Shoppers in Green Design Furniture'sgallery-like space admire the dining tables, chests, chairs, computer desks, beds, and bookcases made from rich, lustrous wood. The lines of the pieces look contemporary, yet somehow appealingly familiar. None of the showroom's visitors, though, realize from their first encounter that most of the furniture before them easily disassembles to lie flat in a box for shipping or moving. Until they're informed, they see nothing of the line's unique, patented, fastenerless joinery system that makes quick take down and assembly possible. But to Doug Green, the innovative woodworker who created the pieces and their means of joinery, that's the mark of good design.

From woodworker to industrial design: a path of creativity

"I realized only fairly recently that before I was ever a woodworker, I was an inventor," says Doug Green, the founder and head of Green Design Furniture. As a kid in Scarsdale, New York, he regularly took things apart and reassembled them in different form. At age 10, he was inspired to rewire his room so that switches on his bed's headboard controlled lights and music. He was born a tinkerer.

"I went to college right here in Maine," Doug continues, "then I taught preschool. But I got caught up in the handcrafts movement of the late 1970s. And as a hobby, I began woodworking—in a small way—with a Dremel tablesaw and a Dremel router to make little boxes."

After two years of teaching, Doug got completely hooked on woodworking, bought a full line of tools, quit teaching, and opened a little shop in Topsham, Maine. "I was doing custom furniture and repairs, and did it for two or three years before getting a job as a cabinetmaker with Thos. Moser," recalls Doug. "At that time he had six cabinetmakers, up in the old Grange Hall in New Glouster. Each cabinetmaker was completely responsible for a piece of furniture—a great learning experience for me."

Doug worked for Moser for a year, and during that time followed his natural inclination to find better ways to do something by designing jigs that sped up a process or refined it. "It was fun, finding more efficient ways of doing things," he says. "The foreman once called me over to say that I was the most productive cabinetmaker in the shop. But he couldn't figure it out because I didn't, and still don't, move fast. However, I do think about efficiency. For instance, I built a jointer jig to cut octagonal tapers on bedposts. That allowed me to make 10 pencil-post beds in the time it used to take to make two."

This phase of Doug's career would soon end, though. "I was talking to a lady at a party," he remembers, "and she said, 'Oh, you're an industrial designer.' 'What's that?', I thought. I had never heard of one. No career counselor had ever mentioned it. The title was new to me, although it did conjure an image of designing boilers for factories."

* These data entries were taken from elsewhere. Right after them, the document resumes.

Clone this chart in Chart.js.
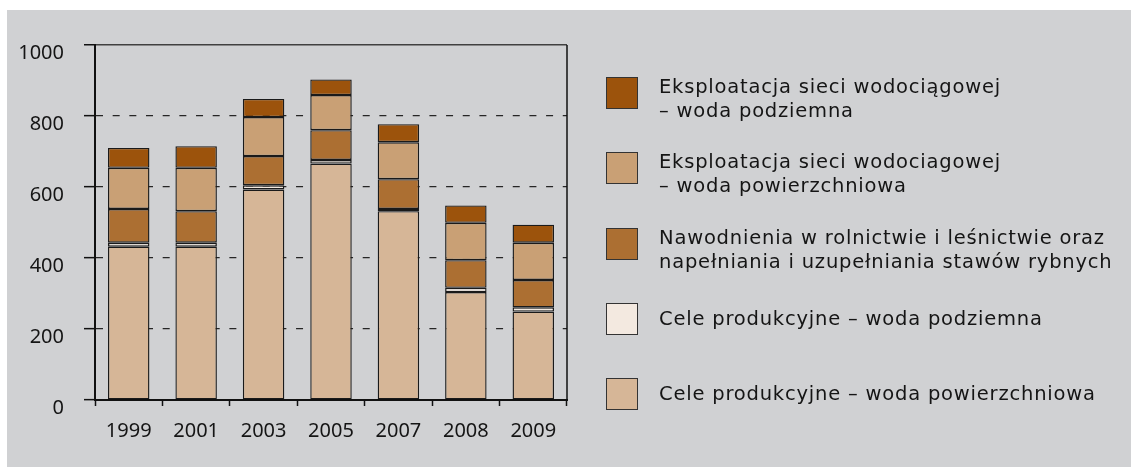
<!DOCTYPE html>
<html>
<head>
    <meta charset="utf-8">
    <title>Pobór wody</title>
    <script src="https://cdn.jsdelivr.net/npm/chart.js"></script>
    <style>
        body { margin: 0; background: #fff; }
        #panel { position: absolute; left: 7px; top: 10px; width: 1124px; height: 457px; background: #d0d1d3; }
        #chart { position: absolute; left: 0; top: 0; }
        #legend { position: absolute; left: 0; top: 0; }
        .item { position: absolute; left: 606px; display: flex; align-items: center; height: 32px; }
        .box { width: 30px; height: 30px; border: 1px solid #333; flex: none; }
        .label { margin-left: 21px; font-family: "DejaVu Sans", sans-serif; font-size: 19.5px;
                 letter-spacing: 0.8px; line-height: 24px; color: #151515; white-space: nowrap; }
        .label.two { position: relative; top: 6px; }
    </style>
</head>
<body>
    <div id="panel"></div>
    <canvas id="chart" width="1131" height="467"></canvas>
    <div id="legend"></div>
    <script>
        // Years on the x axis
        const years = ['1999', '2001', '2003', '2005', '2007', '2008', '2009'];
        // Series, bottom of the stack first
        const prodSurface = [432, 432, 593, 666, 532, 304, 249];
        const prodGround = [11, 11, 12, 10, 6, 12, 12];
        const irrigation = [95, 89, 82, 84, 84, 78, 77];
        const networkSurface = [116, 122, 110, 99, 104, 105, 105];
        const networkGround = [56, 61, 51, 44, 51, 49, 51];
        const seriesLabels = [
            'Cele produkcyjne – woda powierzchniowa',
            'Cele produkcyjne – woda podziemna',
            'Nawodnienia w rolnictwie i leśnictwie oraz\nnapełniania i uzupełniania stawów rybnych',
            'Eksploatacja sieci wodociagowej\n– woda powierzchniowa',
            'Eksploatacja sieci wodociągowej\n– woda podziemna'
        ];
        const seriesColors = ['#d6b697', '#f3e9e0', '#ac6f32', '#c9a075', '#9c530c'];
        const yTicks = [0, 200, 400, 600, 800, 1000];

        const values = [prodSurface, prodGround, irrigation, networkSurface, networkGround];
        const datasets = values.map(function(v, i) {
            return {
                label: seriesLabels[i],
                data: v,
                backgroundColor: seriesColors[i],
                borderColor: '#1a1a1a',
                borderWidth: 1.4,
                borderSkipped: false,
                barPercentage: 0.615,
                categoryPercentage: 1
            };
        });

        // right-hand frame line of the plot
        const frame = {
            id: 'frame',
            afterDraw(chart) {
                const a = chart.chartArea, ctx = chart.ctx;
                ctx.save();
                ctx.strokeStyle = '#111';
                ctx.lineWidth = 1.5;
                ctx.beginPath();
                ctx.moveTo(a.right, a.top);
                ctx.lineTo(a.right, a.bottom);
                ctx.stroke();
                ctx.restore();
            }
        };

        const tickFont = { family: '"Noto Sans", sans-serif', size: 20 };

        new Chart(document.getElementById('chart'), {
            type: 'bar',
            data: { labels: years, datasets: datasets },
            options: {
                responsive: false,
                animation: false,
                layout: { padding: { left: 0, top: 45, right: 564, bottom: 0 } },
                plugins: { legend: { display: false }, tooltip: { enabled: false } },
                scales: {
                    x: {
                        stacked: true,
                        afterFit: function(s) { s.height = 67; },
                        grid: { drawOnChartArea: false, drawTicks: true, tickLength: 6,
                                tickColor: '#111', tickWidth: 1.5, color: '#111' },
                        border: { color: '#111', width: 2 },
                        ticks: { color: '#151515', font: tickFont, padding: 13, maxRotation: 0 }
                    },
                    y: {
                        stacked: true,
                        min: 0,
                        max: 1000,
                        afterFit: function(s) { s.width = 95; },
                        afterBuildTicks: function(s) { s.ticks = yTicks.map(function(v) { return { value: v }; }); },
                        grid: {
                            color: function(c) { return c.tick && c.tick.value === 1000 ? '#404040' : '#262626'; },
                            lineWidth: function(c) { return c.tick && c.tick.value === 1000 ? 1.5 : 1.3; },
                            tickLength: 11, tickColor: '#111', tickWidth: 1.5
                        },
                        border: {
                            color: '#111', width: 2,
                            dash: function(c) { return c.tick && c.tick.value === 1000 ? [] : [7, 9.67]; }
                        },
                        ticks: {
                            color: '#151515', font: tickFont, padding: 20, labelOffset: 8,
                            callback: function(v) { return String(v); }
                        }
                    }
                }
            },
            plugins: [frame]
        });

        // legend, top entry is the top of the stack
        const legend = document.getElementById('legend');
        for (let k = 0; k < seriesLabels.length; k++) {
            const i = seriesLabels.length - 1 - k;
            const item = document.createElement('div');
            item.className = 'item';
            item.style.top = (77 + k * 75.25) + 'px';
            const box = document.createElement('div');
            box.className = 'box';
            box.style.background = seriesColors[i];
            const label = document.createElement('div');
            const lines = seriesLabels[i].split('\n');
            label.className = lines.length > 1 ? 'label two' : 'label';
            label.innerHTML = lines.join('<br>');
            item.appendChild(box);
            item.appendChild(label);
            legend.appendChild(item);
        }
    </script>
</body>
</html>
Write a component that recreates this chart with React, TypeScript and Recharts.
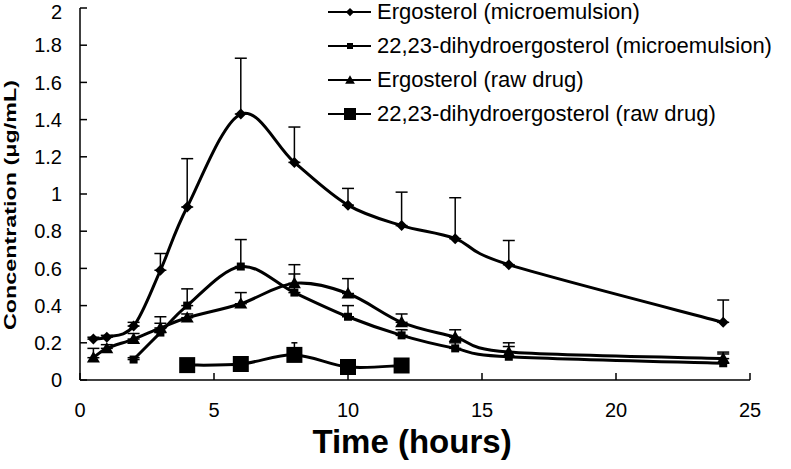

With that image in mind, the young woodworker set out to do some research. The result: enrollment in the graduate program for industrial design at The Pratt Institute in Brooklyn, New York.

A look at the world through designing eyes 

Doug believes that his new direction was partly due to boredom. "I think I had reached the level of competence as a craftsperson that the challenge was no longer there," he says. "I knew when I started a piece just how long it was going to take—it was completely predictable and no longer an exciting journey. I had started to look at design, too, and didn't see anything really new and interesting coming out of the crafts movement."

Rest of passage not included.